* **Task description**
All of the listing below must be repeated word for word. Pictures are the only thing to omit.

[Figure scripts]
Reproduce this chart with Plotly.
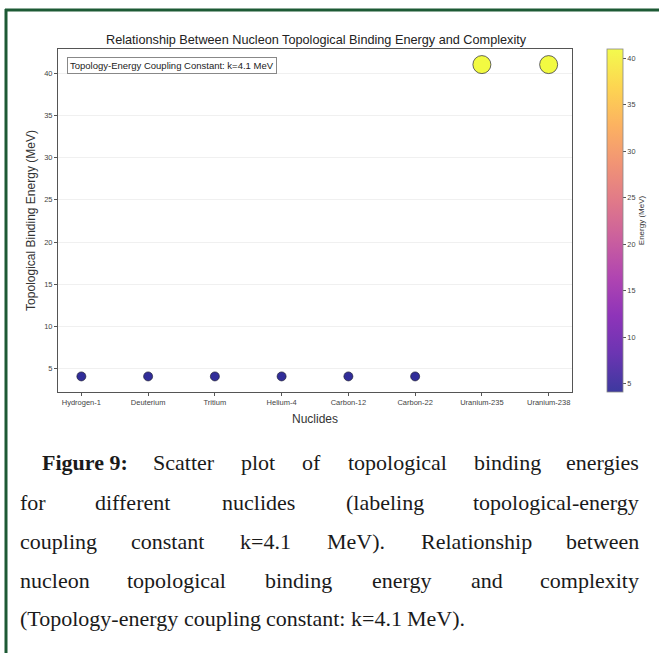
import plotly.graph_objects as go
import plotly.colors as pc

# ---------------- data ----------------
nuclides = ["Hydrogen-1", "Deuterium", "Tritium", "Helium-4",
            "Carbon-12", "Carbon-22", "Uranium-235", "Uranium-238"]
energies = [4.1, 4.1, 4.1, 4.1, 4.1, 4.1, 41.0, 41.0]
y_ticks = [5, 10, 15, 20, 25, 30, 35, 40]

title_text = "Relationship Between Nucleon Topological Binding Energy and Complexity"
box_text = "Topology-Energy Coupling Constant: k=4.1 MeV"
caption_lines = [
    ["<b>Figure 9:</b>", "Scatter", "plot", "of", "topological", "binding", "energies"],
    ["for", "different", "nuclides", "(labeling", "topological-energy"],
    ["coupling", "constant", "k=4.1", "MeV).", "Relationship", "between"],
    ["nucleon", "topological", "binding", "energy", "and", "complexity"],
    ["(Topology-energy", "coupling", "constant:", "k=4.1", "MeV)."],
]

# ---------------- layout constants ----------------
W, H = 659, 653
L, R, T, B = 58, 572, 49, 392
PW, PH = R - L, B - T


def px_x(x):
    return (x - L) / PW


def px_y(y):
    return (B - y) / PH


def blend(hexc, a):
    hexc = hexc.lstrip("#")
    r, g, b = int(hexc[0:2], 16), int(hexc[2:4], 16), int(hexc[4:6], 16)
    f = lambda c: round(a * c + (1 - a) * 255)
    return "rgb(%d,%d,%d)" % (f(r), f(g), f(b))


plasma = pc.sequential.Plasma
cscale_bar = [[i / (len(plasma) - 1), blend(c, 0.8)] for i, c in enumerate(plasma)]
cscale_pts = [[i / (len(plasma) - 1), blend(c, 0.85)] for i, c in enumerate(plasma)]

emin, emax = min(energies), max(energies)
sizes = [9 + (e - emin) / (emax - emin) * 9 for e in energies]

fig = go.Figure()
fig.add_trace(go.Scatter(
    x=nuclides, y=energies, mode="markers", opacity=1,
    marker=dict(
        size=sizes, color=energies, colorscale=cscale_pts, cmin=emin, cmax=emax,
        opacity=1,
        line=dict(color="rgba(30,30,50,0.85)", width=0.8),
        showscale=False,
    ),
    showlegend=False, hoverinfo="x+y",
))
# colour bar carrier (same data, invisible)
fig.add_trace(go.Scatter(
    x=nuclides, y=energies, mode="markers", hoverinfo="skip", showlegend=False,
    marker=dict(
        size=0.1, opacity=0, color=energies, colorscale=cscale_bar, cmin=emin, cmax=emax,
        showscale=True,
        colorbar=dict(
            x=px_x(607), xanchor="left", xref="paper", xpad=0, ypad=0,
            y=0.5, yanchor="middle", len=1, lenmode="fraction",
            thickness=16, thicknessmode="pixels",
            outlinecolor="#888", outlinewidth=0.8,
            tickvals=y_ticks, ticks="outside", ticklen=3, tickcolor="#555",
            tickfont=dict(family="Liberation Sans", size=7.3, color="#444"),
            title=dict(text="Energy (MeV)", side="right",
                       font=dict(family="Liberation Sans", size=8, color="#333")),
        ),
    ),
))

axis_common = dict(
    showline=True, linecolor="#555", linewidth=1, mirror=True,
    ticks="outside", ticklen=3, tickcolor="#555",
    tickfont=dict(family="Liberation Sans", size=7.5, color="#444"),
    zeroline=False,
)

fig.update_xaxes(
    range=[-0.35, 7.35], showgrid=False,
    title=dict(text="Nuclides", font=dict(family="Liberation Sans", size=12, color="#333"), standoff=8),
    **axis_common,
)
fig.update_yaxes(
    range=[2.255, 42.845], tickvals=y_ticks, showgrid=True, gridcolor="#f0f0f0", gridwidth=1,
    title=dict(text="Topological Binding Energy (MeV)",
               font=dict(family="Liberation Sans", size=12, color="#333"), standoff=5),
    **axis_common,
)

annotations = [
    dict(text=title_text, x=px_x(316), y=px_y(40), xref="paper", yref="paper",
         showarrow=False, xanchor="center", yanchor="middle",
         font=dict(family="Liberation Sans", size=12.7, color="#222")),
    dict(text=box_text, x=px_x(67), y=px_y(65), xref="paper", yref="paper",
         showarrow=False, xanchor="left", yanchor="middle",
         font=dict(family="Liberation Sans", size=9.5, color="#222"),
         bordercolor="#888", borderwidth=1, borderpad=2, bgcolor="white"),
]

# ---------------- justified caption ----------------
TW = {
    'a': 444, 'b': 500, 'c': 444, 'd': 500, 'e': 444, 'f': 333, 'g': 500, 'h': 500,
    'i': 278, 'j': 278, 'k': 500, 'l': 278, 'm': 778, 'n': 500, 'o': 500, 'p': 500,
    'q': 500, 'r': 333, 's': 389, 't': 278, 'u': 500, 'v': 500, 'w': 722, 'x': 500,
    'y': 500, 'z': 444, 'F': 556, 'S': 556, 'M': 889, 'V': 722, 'R': 667, 'T': 611,
    '(': 333, ')': 333, '.': 250, ':': 278, '-': 333, '=': 564, ' ': 250,
}
FS = 22


def word_w(w):
    if w.startswith("<b>"):
        return 3916 * FS / 1000
    return sum(TW.get(c, 500) for c in w) * FS / 1000


line_y = [462, 502, 541, 580, 618]
for i, words in enumerate(caption_lines):
    x0 = 40 if i == 0 else 18
    x1 = 641
    widths = [word_w(w) for w in words]
    if i == len(caption_lines) - 1:
        gap = 0.25 * FS
    else:
        gap = (x1 - x0 - sum(widths)) / (len(words) - 1)
    pos = x0
    for j, (w, ww) in enumerate(zip(words, widths)):
        last_justified = (j == len(words) - 1 and i != len(caption_lines) - 1)
        if j == 0:
            xa, xp = "left", pos
        elif last_justified:
            xa, xp = "right", x1
        else:
            xa, xp = "center", pos + ww / 2
        annotations.append(dict(
            text=w, x=px_x(xp), y=px_y(line_y[i]), xref="paper", yref="paper",
            showarrow=False, xanchor=xa, yanchor="middle",
            font=dict(family="Liberation Serif", size=FS, color="#1a1a1a"),
        ))
        pos += ww + gap

green = "#1d5a35"
shapes = [
    dict(type="line", xref="paper", yref="paper", x0=px_x(6), x1=px_x(6),
         y0=px_y(9), y1=px_y(660), line=dict(color=green, width=3)),
    dict(type="line", xref="paper", yref="paper", x0=px_x(5), x1=px_x(665),
         y0=px_y(10), y1=px_y(10), line=dict(color=green, width=3)),
]

fig.update_layout(
    width=W, height=H, autosize=False,
    margin=dict(l=L, r=W - R, t=T, b=H - B, pad=0, autoexpand=False),
    paper_bgcolor="white", plot_bgcolor="white",
    annotations=annotations, shapes=shapes,
    font=dict(family="Liberation Sans"),
)

fig.write_html("out.html")
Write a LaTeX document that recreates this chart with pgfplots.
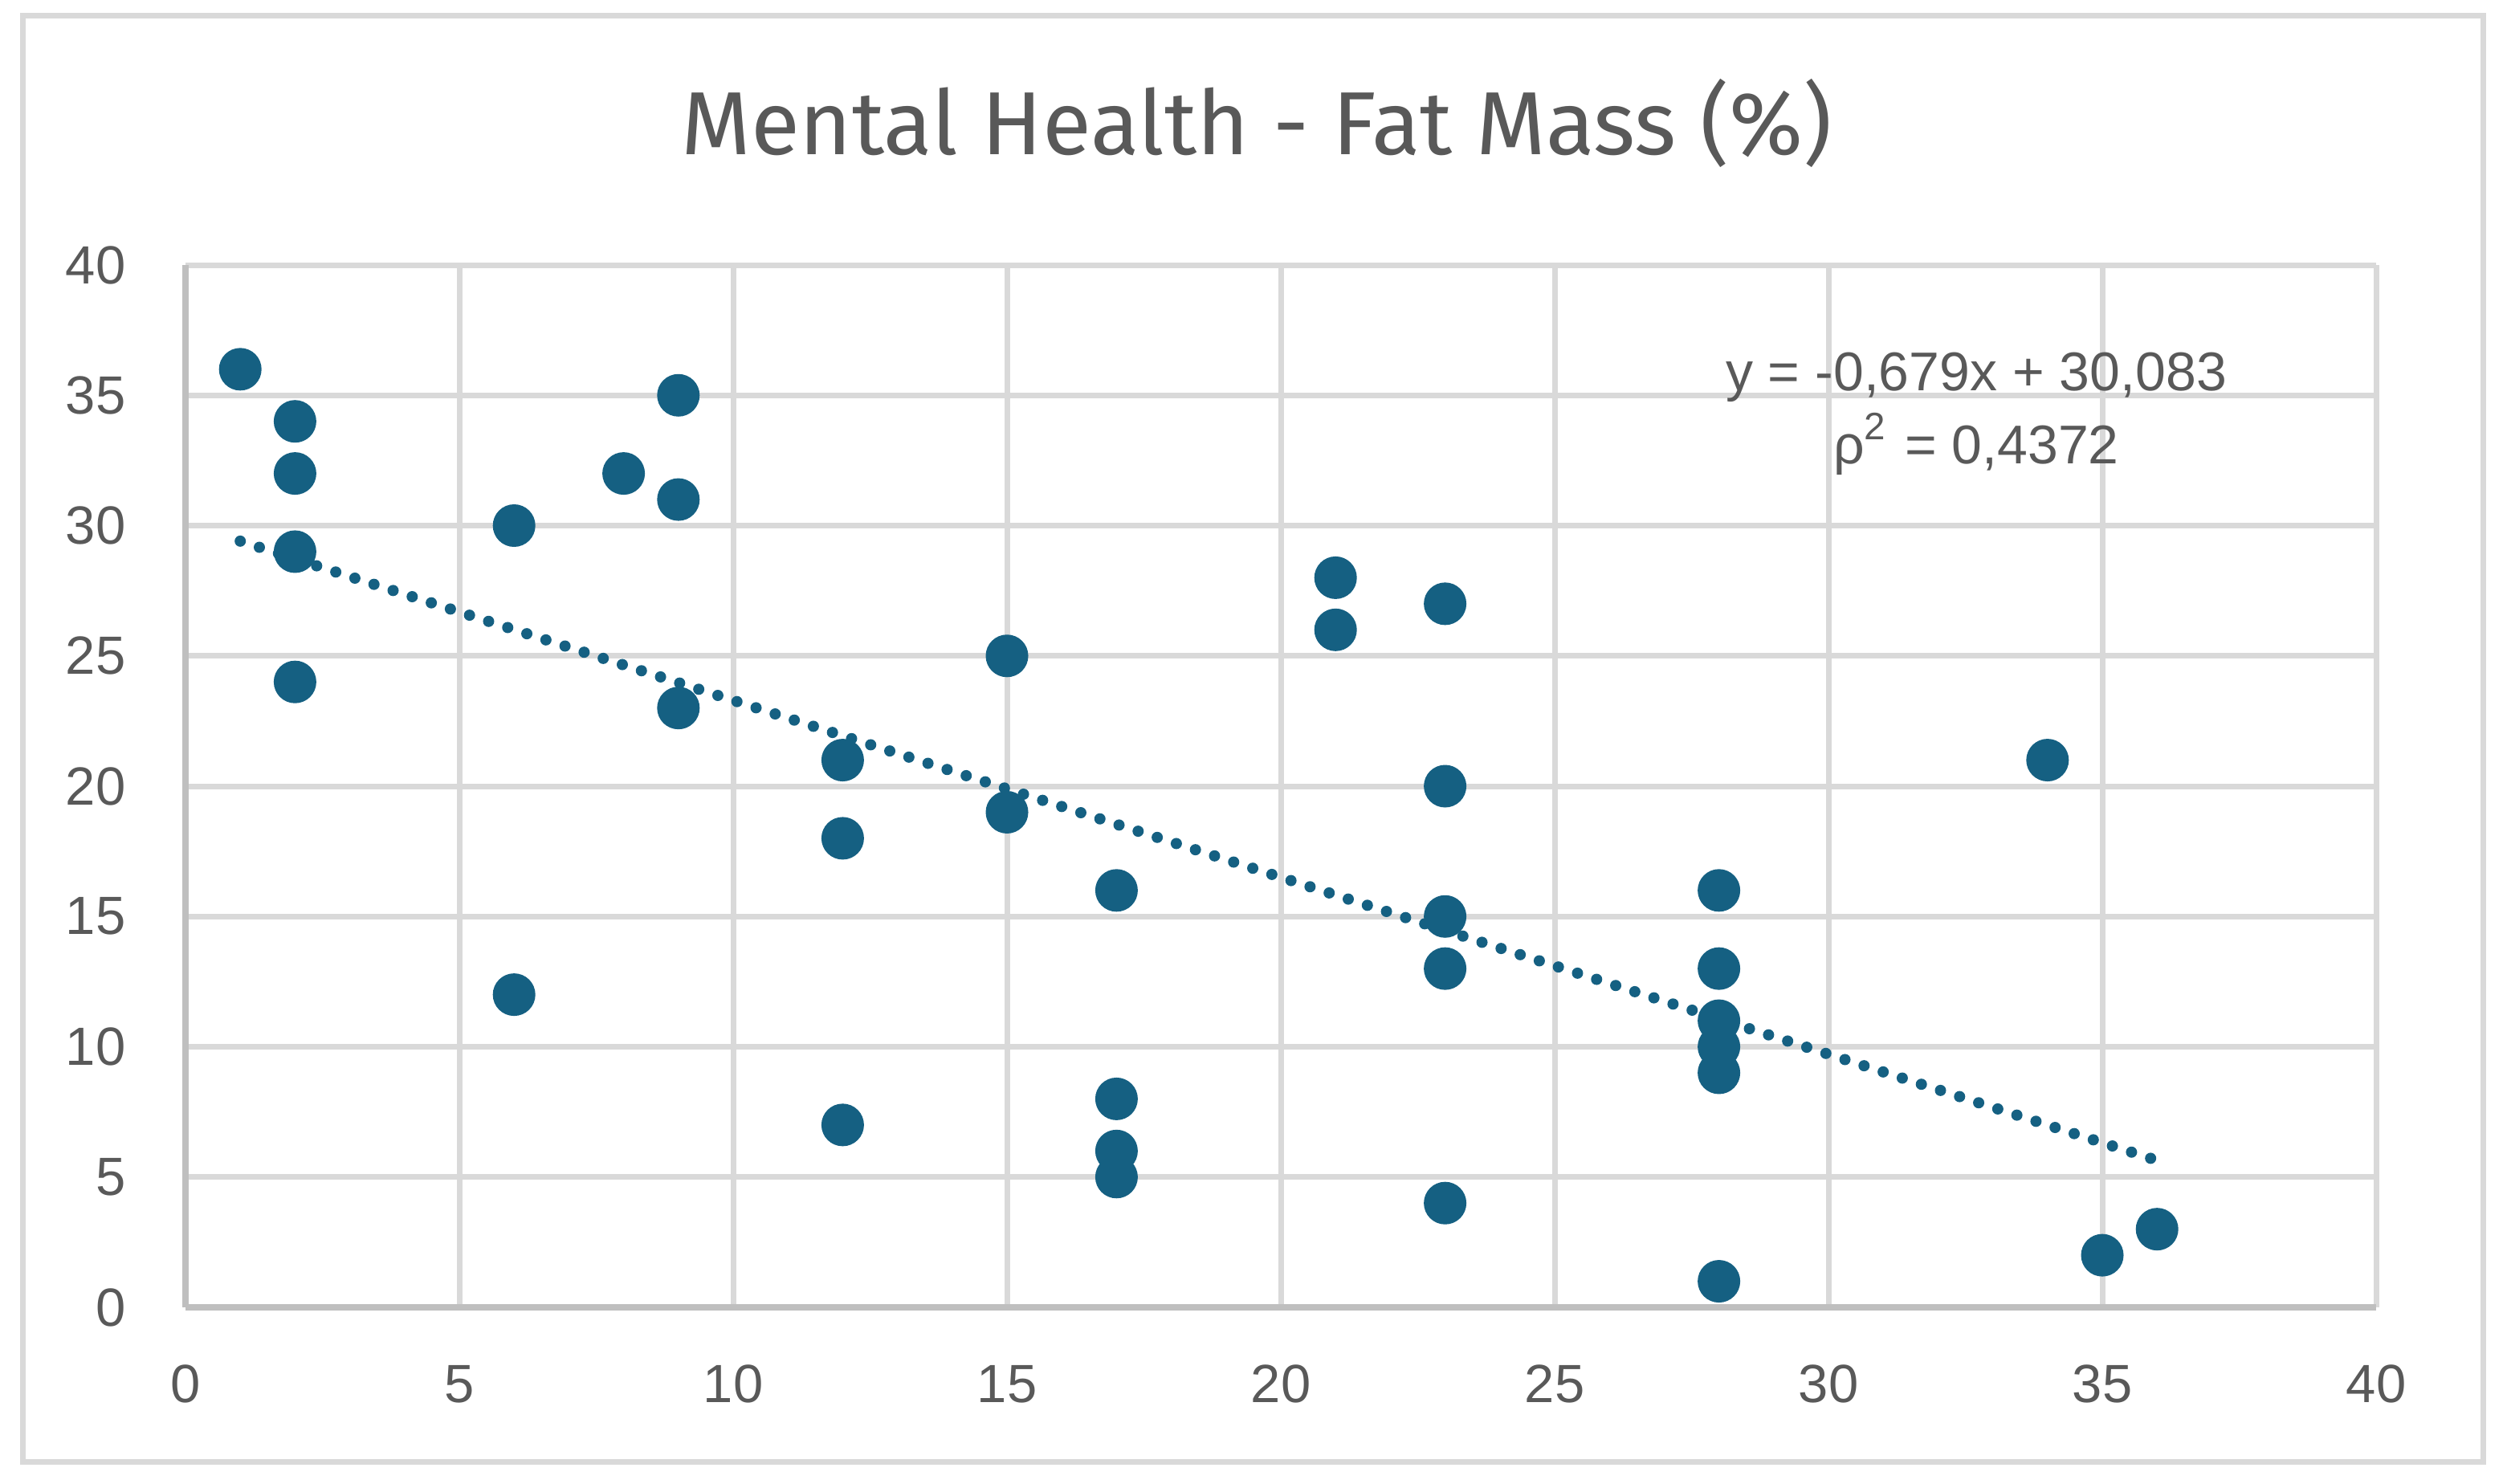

* **Result for this exercise**
Reproduce this chart with Plotly.
import plotly.graph_objects as go
import plotly.colors as pc

# ---------------- data ----------------
nuclides = ["Hydrogen-1", "Deuterium", "Tritium", "Helium-4",
            "Carbon-12", "Carbon-22", "Uranium-235", "Uranium-238"]
energies = [4.1, 4.1, 4.1, 4.1, 4.1, 4.1, 41.0, 41.0]
y_ticks = [5, 10, 15, 20, 25, 30, 35, 40]

title_text = "Relationship Between Nucleon Topological Binding Energy and Complexity"
box_text = "Topology-Energy Coupling Constant: k=4.1 MeV"
caption_lines = [
    ["<b>Figure 9:</b>", "Scatter", "plot", "of", "topological", "binding", "energies"],
    ["for", "different", "nuclides", "(labeling", "topological-energy"],
    ["coupling", "constant", "k=4.1", "MeV).", "Relationship", "between"],
    ["nucleon", "topological", "binding", "energy", "and", "complexity"],
    ["(Topology-energy", "coupling", "constant:", "k=4.1", "MeV)."],
]

# ---------------- layout constants ----------------
W, H = 659, 653
L, R, T, B = 58, 572, 49, 392
PW, PH = R - L, B - T


def px_x(x):
    return (x - L) / PW


def px_y(y):
    return (B - y) / PH


def blend(hexc, a):
    hexc = hexc.lstrip("#")
    r, g, b = int(hexc[0:2], 16), int(hexc[2:4], 16), int(hexc[4:6], 16)
    f = lambda c: round(a * c + (1 - a) * 255)
    return "rgb(%d,%d,%d)" % (f(r), f(g), f(b))


plasma = pc.sequential.Plasma
cscale_bar = [[i / (len(plasma) - 1), blend(c, 0.8)] for i, c in enumerate(plasma)]
cscale_pts = [[i / (len(plasma) - 1), blend(c, 0.85)] for i, c in enumerate(plasma)]

emin, emax = min(energies), max(energies)
sizes = [9 + (e - emin) / (emax - emin) * 9 for e in energies]

fig = go.Figure()
fig.add_trace(go.Scatter(
    x=nuclides, y=energies, mode="markers", opacity=1,
    marker=dict(
        size=sizes, color=energies, colorscale=cscale_pts, cmin=emin, cmax=emax,
        opacity=1,
        line=dict(color="rgba(30,30,50,0.85)", width=0.8),
        showscale=False,
    ),
    showlegend=False, hoverinfo="x+y",
))
# colour bar carrier (same data, invisible)
fig.add_trace(go.Scatter(
    x=nuclides, y=energies, mode="markers", hoverinfo="skip", showlegend=False,
    marker=dict(
        size=0.1, opacity=0, color=energies, colorscale=cscale_bar, cmin=emin, cmax=emax,
        showscale=True,
        colorbar=dict(
            x=px_x(607), xanchor="left", xref="paper", xpad=0, ypad=0,
            y=0.5, yanchor="middle", len=1, lenmode="fraction",
            thickness=16, thicknessmode="pixels",
            outlinecolor="#888", outlinewidth=0.8,
            tickvals=y_ticks, ticks="outside", ticklen=3, tickcolor="#555",
            tickfont=dict(family="Liberation Sans", size=7.3, color="#444"),
            title=dict(text="Energy (MeV)", side="right",
                       font=dict(family="Liberation Sans", size=8, color="#333")),
        ),
    ),
))

axis_common = dict(
    showline=True, linecolor="#555", linewidth=1, mirror=True,
    ticks="outside", ticklen=3, tickcolor="#555",
    tickfont=dict(family="Liberation Sans", size=7.5, color="#444"),
    zeroline=False,
)

fig.update_xaxes(
    range=[-0.35, 7.35], showgrid=False,
    title=dict(text="Nuclides", font=dict(family="Liberation Sans", size=12, color="#333"), standoff=8),
    **axis_common,
)
fig.update_yaxes(
    range=[2.255, 42.845], tickvals=y_ticks, showgrid=True, gridcolor="#f0f0f0", gridwidth=1,
    title=dict(text="Topological Binding Energy (MeV)",
               font=dict(family="Liberation Sans", size=12, color="#333"), standoff=5),
    **axis_common,
)

annotations = [
    dict(text=title_text, x=px_x(316), y=px_y(40), xref="paper", yref="paper",
         showarrow=False, xanchor="center", yanchor="middle",
         font=dict(family="Liberation Sans", size=12.7, color="#222")),
    dict(text=box_text, x=px_x(67), y=px_y(65), xref="paper", yref="paper",
         showarrow=False, xanchor="left", yanchor="middle",
         font=dict(family="Liberation Sans", size=9.5, color="#222"),
         bordercolor="#888", borderwidth=1, borderpad=2, bgcolor="white"),
]

# ---------------- justified caption ----------------
TW = {
    'a': 444, 'b': 500, 'c': 444, 'd': 500, 'e': 444, 'f': 333, 'g': 500, 'h': 500,
    'i': 278, 'j': 278, 'k': 500, 'l': 278, 'm': 778, 'n': 500, 'o': 500, 'p': 500,
    'q': 500, 'r': 333, 's': 389, 't': 278, 'u': 500, 'v': 500, 'w': 722, 'x': 500,
    'y': 500, 'z': 444, 'F': 556, 'S': 556, 'M': 889, 'V': 722, 'R': 667, 'T': 611,
    '(': 333, ')': 333, '.': 250, ':': 278, '-': 333, '=': 564, ' ': 250,
}
FS = 22


def word_w(w):
    if w.startswith("<b>"):
        return 3916 * FS / 1000
    return sum(TW.get(c, 500) for c in w) * FS / 1000


line_y = [462, 502, 541, 580, 618]
for i, words in enumerate(caption_lines):
    x0 = 40 if i == 0 else 18
    x1 = 641
    widths = [word_w(w) for w in words]
    if i == len(caption_lines) - 1:
        gap = 0.25 * FS
    else:
        gap = (x1 - x0 - sum(widths)) / (len(words) - 1)
    pos = x0
    for j, (w, ww) in enumerate(zip(words, widths)):
        last_justified = (j == len(words) - 1 and i != len(caption_lines) - 1)
        if j == 0:
            xa, xp = "left", pos
        elif last_justified:
            xa, xp = "right", x1
        else:
            xa, xp = "center", pos + ww / 2
        annotations.append(dict(
            text=w, x=px_x(xp), y=px_y(line_y[i]), xref="paper", yref="paper",
            showarrow=False, xanchor=xa, yanchor="middle",
            font=dict(family="Liberation Serif", size=FS, color="#1a1a1a"),
        ))
        pos += ww + gap

green = "#1d5a35"
shapes = [
    dict(type="line", xref="paper", yref="paper", x0=px_x(6), x1=px_x(6),
         y0=px_y(9), y1=px_y(660), line=dict(color=green, width=3)),
    dict(type="line", xref="paper", yref="paper", x0=px_x(5), x1=px_x(665),
         y0=px_y(10), y1=px_y(10), line=dict(color=green, width=3)),
]

fig.update_layout(
    width=W, height=H, autosize=False,
    margin=dict(l=L, r=W - R, t=T, b=H - B, pad=0, autoexpand=False),
    paper_bgcolor="white", plot_bgcolor="white",
    annotations=annotations, shapes=shapes,
    font=dict(family="Liberation Sans"),
)

fig.write_html("out.html")
Write a LaTeX document that recreates this chart with pgfplots.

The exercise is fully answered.